In 2014, the SNP failed to bring in its equally absurd Named Persons legislation. This was an early sign of the contempt in which this party holds people from disadvantaged neighbourhoods.
Now, they’ve effectively installed themselves as a National Named Person, ever vigilant for signs of delinquency among the natives of the most backward nation on the planet.
If the SNP’s portrayal of Scotland as Hieronymus Bosch’s Garden of Earthly Delights were in any way true then we will never be granted our independence (being as how we’re little more than hate-filled, boozed-up savages).
Indeed, taking its lead from the Scottish Government, an arts project was given £90k by Creative Scotland to stage what looked like a re-creation of the great northern Renaissance painter’s works. The Haitians must hear about us and think “thank God we don’t live in Scotland”.
Instead, we should be put on special measures and placed on an international watch-list to ensure that we must always be dependent on much more civilised nations.

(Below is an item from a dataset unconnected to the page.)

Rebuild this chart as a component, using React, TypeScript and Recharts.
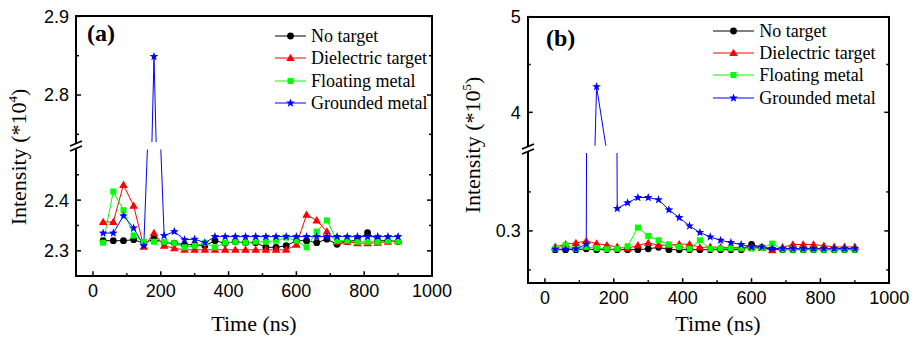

As Humza Yousaf jets around the world trying to pretend to bewildered world leaders that he belongs in their company I’d love to eavesdrop on his conversations.
“So Mr Yousaf, I hear that you’re in charge of the most backward country in the western hemisphere.”
“Yes, that’s correct.”
“Perhaps you could talk to us about how your progressive administration is addressing these issues.”
“Have you seen our baby boxes and cycle lanes?”
There is, of course, some purpose to the SNP’s orgy of hate against its own people. This party has failed in every measurable standard by which a reasonable person would judge a government to be competent. Thousands of preventable addiction deaths have occurred in their reign. More children are in poverty; they will never reduce the attainment gap in education and they’ve all but abandoned any attempts to enact meaningful land reform and build a sufficiency of social housing.
This way, the SNP can say they were trying their best and if it weren’t for the rest of us being so hate-filled and boozed-up they’d have succeeded.